DO THIS:
Leave out all pictures and return, exactly as written, the lines from the line containing "Output the Python" to the line containing "import plotly.graph_objects as go", both ends kept.

INFORMATION GIVEN:
[START]

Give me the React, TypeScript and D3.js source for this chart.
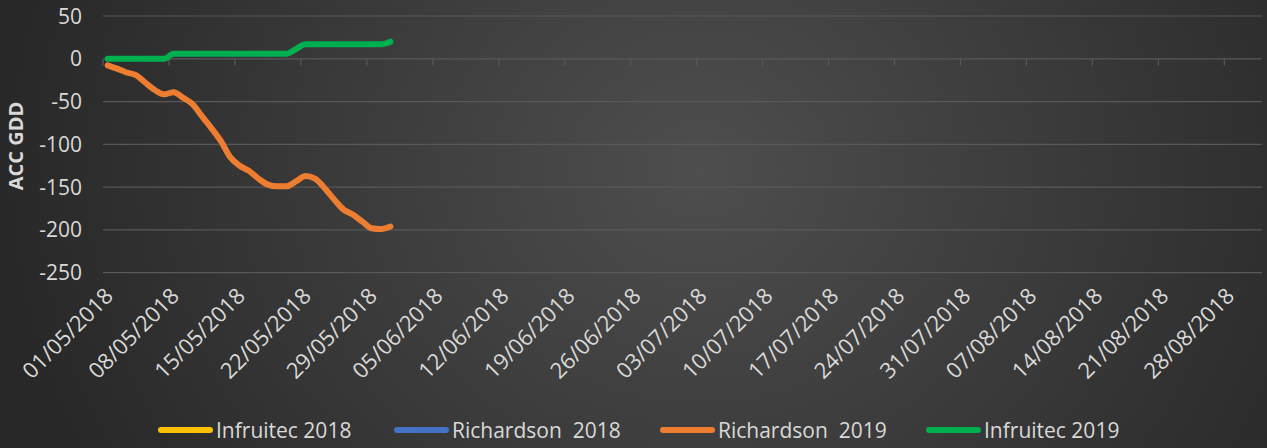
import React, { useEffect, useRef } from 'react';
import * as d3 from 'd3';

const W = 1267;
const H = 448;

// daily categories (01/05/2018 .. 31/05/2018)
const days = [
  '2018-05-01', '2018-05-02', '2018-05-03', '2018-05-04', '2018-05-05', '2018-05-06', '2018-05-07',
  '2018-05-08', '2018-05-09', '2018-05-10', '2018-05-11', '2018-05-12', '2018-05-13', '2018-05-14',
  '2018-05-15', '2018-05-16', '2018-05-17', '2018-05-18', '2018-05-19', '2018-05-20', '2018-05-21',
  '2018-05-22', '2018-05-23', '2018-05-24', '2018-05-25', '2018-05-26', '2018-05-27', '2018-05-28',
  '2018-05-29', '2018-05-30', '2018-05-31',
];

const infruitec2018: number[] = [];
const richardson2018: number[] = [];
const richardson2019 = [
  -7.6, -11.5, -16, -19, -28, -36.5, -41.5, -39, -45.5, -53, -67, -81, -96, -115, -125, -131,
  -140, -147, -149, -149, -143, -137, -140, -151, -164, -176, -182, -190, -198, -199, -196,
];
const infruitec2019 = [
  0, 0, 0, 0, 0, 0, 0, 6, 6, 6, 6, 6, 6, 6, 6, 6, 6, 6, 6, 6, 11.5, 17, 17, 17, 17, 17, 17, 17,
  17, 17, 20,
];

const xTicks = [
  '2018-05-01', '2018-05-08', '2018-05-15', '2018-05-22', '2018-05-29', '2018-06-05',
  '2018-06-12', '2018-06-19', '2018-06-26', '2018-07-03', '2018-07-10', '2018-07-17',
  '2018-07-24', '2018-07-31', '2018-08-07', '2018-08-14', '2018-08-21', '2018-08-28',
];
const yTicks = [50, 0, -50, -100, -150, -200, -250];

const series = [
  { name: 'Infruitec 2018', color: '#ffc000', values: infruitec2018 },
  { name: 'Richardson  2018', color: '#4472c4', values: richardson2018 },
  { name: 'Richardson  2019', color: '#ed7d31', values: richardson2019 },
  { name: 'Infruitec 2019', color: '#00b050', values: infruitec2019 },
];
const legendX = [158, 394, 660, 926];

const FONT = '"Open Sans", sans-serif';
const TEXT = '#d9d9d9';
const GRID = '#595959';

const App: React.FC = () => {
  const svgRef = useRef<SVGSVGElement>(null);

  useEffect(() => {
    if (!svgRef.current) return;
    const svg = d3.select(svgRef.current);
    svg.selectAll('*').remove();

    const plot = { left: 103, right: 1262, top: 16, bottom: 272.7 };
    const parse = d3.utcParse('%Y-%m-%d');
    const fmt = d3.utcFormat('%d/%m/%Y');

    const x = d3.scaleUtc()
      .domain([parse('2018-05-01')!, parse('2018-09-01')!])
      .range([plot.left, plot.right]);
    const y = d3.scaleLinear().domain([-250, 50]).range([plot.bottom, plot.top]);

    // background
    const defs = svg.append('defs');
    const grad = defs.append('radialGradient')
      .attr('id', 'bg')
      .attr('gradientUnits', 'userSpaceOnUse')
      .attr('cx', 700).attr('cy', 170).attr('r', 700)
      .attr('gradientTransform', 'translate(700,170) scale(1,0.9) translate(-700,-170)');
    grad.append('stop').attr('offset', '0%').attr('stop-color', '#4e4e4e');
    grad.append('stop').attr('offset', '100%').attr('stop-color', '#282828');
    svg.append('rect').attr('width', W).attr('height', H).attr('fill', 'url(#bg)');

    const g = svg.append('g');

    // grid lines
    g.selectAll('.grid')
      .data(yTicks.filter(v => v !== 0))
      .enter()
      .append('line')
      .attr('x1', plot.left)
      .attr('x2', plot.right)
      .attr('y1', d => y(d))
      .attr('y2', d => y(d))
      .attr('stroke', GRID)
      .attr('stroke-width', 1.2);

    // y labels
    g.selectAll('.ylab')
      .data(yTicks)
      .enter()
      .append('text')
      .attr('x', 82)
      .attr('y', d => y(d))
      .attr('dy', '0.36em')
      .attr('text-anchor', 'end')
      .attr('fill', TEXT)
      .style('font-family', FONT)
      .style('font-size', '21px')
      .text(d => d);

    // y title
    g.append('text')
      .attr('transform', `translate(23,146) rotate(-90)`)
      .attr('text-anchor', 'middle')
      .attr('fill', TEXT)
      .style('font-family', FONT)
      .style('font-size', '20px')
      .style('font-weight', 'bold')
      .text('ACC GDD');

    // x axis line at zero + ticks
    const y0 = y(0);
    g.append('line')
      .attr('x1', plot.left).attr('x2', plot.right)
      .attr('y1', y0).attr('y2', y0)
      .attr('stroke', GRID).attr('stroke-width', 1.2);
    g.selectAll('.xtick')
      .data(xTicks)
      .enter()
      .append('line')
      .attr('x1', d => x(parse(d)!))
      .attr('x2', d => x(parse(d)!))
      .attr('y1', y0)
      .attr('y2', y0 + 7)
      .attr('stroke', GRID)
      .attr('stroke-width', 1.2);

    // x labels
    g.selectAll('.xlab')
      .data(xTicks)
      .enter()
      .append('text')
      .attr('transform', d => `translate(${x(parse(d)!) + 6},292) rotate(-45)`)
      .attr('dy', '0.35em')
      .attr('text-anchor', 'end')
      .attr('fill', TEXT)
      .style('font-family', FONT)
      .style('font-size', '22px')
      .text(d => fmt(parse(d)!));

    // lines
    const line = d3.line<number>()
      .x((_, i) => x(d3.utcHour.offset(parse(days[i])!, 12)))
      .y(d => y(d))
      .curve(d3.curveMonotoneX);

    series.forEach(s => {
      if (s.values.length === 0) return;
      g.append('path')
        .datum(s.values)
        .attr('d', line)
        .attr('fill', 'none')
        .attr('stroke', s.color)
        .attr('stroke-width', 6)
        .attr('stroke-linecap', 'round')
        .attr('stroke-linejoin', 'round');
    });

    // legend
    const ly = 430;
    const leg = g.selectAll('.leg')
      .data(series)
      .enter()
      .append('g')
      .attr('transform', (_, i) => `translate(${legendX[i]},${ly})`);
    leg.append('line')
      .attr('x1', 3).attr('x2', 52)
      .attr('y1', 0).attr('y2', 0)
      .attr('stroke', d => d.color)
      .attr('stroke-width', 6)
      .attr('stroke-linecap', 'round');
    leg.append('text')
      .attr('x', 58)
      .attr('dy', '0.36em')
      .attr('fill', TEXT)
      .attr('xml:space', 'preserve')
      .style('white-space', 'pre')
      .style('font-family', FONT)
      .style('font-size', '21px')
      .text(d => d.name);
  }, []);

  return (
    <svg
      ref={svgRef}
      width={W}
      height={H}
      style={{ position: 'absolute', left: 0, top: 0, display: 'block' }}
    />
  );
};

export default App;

[END]
[START]

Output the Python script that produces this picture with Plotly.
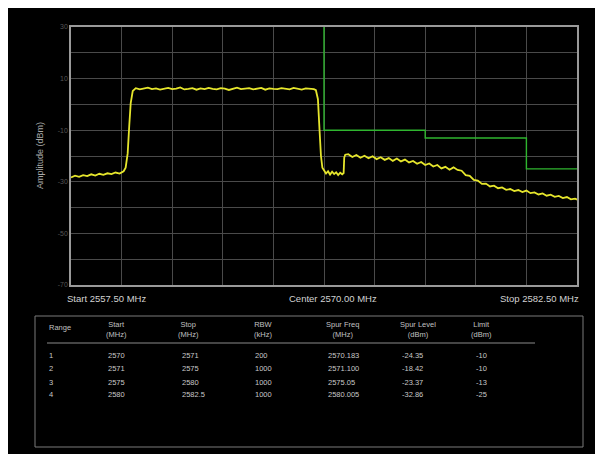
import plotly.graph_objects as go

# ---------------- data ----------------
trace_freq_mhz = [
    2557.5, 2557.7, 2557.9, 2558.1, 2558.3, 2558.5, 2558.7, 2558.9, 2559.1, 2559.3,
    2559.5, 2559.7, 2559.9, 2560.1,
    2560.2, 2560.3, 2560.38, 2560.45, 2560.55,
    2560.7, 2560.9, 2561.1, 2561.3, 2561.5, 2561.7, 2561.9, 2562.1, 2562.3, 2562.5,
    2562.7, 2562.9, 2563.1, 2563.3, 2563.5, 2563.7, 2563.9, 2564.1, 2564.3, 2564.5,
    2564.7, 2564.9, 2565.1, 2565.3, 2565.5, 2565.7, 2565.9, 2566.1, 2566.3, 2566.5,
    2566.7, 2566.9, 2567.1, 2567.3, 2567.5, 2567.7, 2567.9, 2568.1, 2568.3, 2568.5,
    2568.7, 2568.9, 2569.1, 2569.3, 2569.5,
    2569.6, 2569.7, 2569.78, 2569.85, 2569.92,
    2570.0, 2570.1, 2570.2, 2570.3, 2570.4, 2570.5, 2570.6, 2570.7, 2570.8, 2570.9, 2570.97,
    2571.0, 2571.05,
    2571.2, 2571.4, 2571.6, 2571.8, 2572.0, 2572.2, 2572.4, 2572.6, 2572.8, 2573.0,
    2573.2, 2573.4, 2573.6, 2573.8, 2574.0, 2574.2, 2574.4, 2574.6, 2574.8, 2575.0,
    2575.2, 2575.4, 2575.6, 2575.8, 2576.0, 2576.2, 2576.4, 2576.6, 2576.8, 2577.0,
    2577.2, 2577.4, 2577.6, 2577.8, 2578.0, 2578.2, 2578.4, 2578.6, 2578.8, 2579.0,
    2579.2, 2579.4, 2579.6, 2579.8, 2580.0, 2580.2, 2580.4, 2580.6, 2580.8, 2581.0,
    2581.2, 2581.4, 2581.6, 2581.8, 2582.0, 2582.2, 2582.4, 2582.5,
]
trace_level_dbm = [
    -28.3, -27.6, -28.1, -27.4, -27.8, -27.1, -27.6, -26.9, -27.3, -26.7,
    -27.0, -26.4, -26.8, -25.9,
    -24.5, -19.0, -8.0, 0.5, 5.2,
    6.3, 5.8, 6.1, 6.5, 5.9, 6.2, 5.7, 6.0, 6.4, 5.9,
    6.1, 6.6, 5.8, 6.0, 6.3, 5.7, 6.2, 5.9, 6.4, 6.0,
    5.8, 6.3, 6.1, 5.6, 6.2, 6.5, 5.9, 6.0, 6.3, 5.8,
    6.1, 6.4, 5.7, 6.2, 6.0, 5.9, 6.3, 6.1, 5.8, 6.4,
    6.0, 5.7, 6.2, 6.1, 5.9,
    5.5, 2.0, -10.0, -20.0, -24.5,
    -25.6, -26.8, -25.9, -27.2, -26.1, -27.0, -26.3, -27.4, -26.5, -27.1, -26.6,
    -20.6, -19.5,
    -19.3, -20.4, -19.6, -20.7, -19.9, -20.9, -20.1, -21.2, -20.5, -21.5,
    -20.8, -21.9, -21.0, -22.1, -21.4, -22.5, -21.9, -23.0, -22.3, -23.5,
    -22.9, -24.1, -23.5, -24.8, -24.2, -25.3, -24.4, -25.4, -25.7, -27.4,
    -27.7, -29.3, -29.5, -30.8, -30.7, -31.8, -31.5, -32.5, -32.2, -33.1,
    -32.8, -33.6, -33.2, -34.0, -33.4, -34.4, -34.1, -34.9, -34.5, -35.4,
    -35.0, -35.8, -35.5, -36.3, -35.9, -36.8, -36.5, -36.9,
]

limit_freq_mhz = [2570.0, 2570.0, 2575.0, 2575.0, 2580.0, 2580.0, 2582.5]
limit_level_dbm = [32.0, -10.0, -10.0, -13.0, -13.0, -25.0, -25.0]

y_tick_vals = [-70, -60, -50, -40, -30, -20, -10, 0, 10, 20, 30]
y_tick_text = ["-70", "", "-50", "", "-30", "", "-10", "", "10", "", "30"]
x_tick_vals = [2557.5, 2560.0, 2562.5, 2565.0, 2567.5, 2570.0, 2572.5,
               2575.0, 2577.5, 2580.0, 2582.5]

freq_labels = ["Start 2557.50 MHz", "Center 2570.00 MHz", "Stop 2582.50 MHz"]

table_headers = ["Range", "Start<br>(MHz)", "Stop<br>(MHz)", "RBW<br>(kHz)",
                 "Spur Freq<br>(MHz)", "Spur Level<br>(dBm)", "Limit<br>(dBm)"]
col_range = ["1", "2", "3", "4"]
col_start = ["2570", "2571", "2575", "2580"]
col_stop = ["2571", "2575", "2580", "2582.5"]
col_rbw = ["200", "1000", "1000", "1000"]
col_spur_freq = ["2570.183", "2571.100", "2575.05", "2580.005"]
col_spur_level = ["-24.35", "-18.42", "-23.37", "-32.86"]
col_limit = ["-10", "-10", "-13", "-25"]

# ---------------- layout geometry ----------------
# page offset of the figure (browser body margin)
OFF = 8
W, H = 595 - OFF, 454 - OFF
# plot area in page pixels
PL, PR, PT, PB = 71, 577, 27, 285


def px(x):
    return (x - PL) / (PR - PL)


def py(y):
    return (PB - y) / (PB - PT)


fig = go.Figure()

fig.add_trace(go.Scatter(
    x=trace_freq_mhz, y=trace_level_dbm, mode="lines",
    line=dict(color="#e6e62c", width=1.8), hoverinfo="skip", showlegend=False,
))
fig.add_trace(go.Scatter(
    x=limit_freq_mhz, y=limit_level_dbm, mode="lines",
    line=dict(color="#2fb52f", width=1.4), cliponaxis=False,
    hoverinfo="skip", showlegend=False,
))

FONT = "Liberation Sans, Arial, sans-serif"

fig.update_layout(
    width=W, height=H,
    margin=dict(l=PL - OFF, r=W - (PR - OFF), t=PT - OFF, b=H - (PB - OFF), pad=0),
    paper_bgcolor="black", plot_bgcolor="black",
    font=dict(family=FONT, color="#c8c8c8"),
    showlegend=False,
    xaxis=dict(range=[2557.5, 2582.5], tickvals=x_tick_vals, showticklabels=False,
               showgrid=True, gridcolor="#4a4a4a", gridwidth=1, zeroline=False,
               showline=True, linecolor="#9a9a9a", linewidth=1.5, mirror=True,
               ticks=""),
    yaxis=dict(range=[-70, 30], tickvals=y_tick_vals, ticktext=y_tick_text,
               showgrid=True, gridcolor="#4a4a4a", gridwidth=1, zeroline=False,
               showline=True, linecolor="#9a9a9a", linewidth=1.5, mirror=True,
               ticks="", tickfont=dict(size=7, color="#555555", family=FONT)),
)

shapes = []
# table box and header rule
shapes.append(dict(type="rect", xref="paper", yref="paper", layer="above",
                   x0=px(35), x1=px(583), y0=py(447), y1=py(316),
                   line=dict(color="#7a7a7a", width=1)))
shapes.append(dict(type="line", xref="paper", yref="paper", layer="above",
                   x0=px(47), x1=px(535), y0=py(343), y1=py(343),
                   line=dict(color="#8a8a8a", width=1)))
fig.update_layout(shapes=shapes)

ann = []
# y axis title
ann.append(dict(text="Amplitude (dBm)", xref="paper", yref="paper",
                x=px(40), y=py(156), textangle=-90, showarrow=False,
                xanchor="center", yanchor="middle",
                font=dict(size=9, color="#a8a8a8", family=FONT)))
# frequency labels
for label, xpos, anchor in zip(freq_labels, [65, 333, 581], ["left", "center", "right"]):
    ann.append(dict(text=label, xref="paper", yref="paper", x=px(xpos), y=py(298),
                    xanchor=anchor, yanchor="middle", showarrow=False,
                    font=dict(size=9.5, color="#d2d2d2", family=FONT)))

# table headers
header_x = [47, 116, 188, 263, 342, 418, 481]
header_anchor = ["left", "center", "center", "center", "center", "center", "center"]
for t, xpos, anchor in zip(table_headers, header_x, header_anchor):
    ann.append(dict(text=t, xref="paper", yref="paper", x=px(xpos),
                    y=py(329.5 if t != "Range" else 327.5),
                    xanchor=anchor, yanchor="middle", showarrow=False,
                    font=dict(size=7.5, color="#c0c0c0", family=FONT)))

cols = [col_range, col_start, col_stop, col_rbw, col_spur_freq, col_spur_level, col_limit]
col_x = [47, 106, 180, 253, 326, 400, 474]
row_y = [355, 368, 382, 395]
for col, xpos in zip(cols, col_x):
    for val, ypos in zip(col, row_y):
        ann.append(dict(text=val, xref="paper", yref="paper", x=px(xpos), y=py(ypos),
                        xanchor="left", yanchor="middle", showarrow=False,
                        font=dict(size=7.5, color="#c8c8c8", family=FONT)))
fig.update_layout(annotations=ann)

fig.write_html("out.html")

[END]

EXERCISE RESULT:
Output the Python script that produces this picture with Plotly.
import plotly.graph_objects as go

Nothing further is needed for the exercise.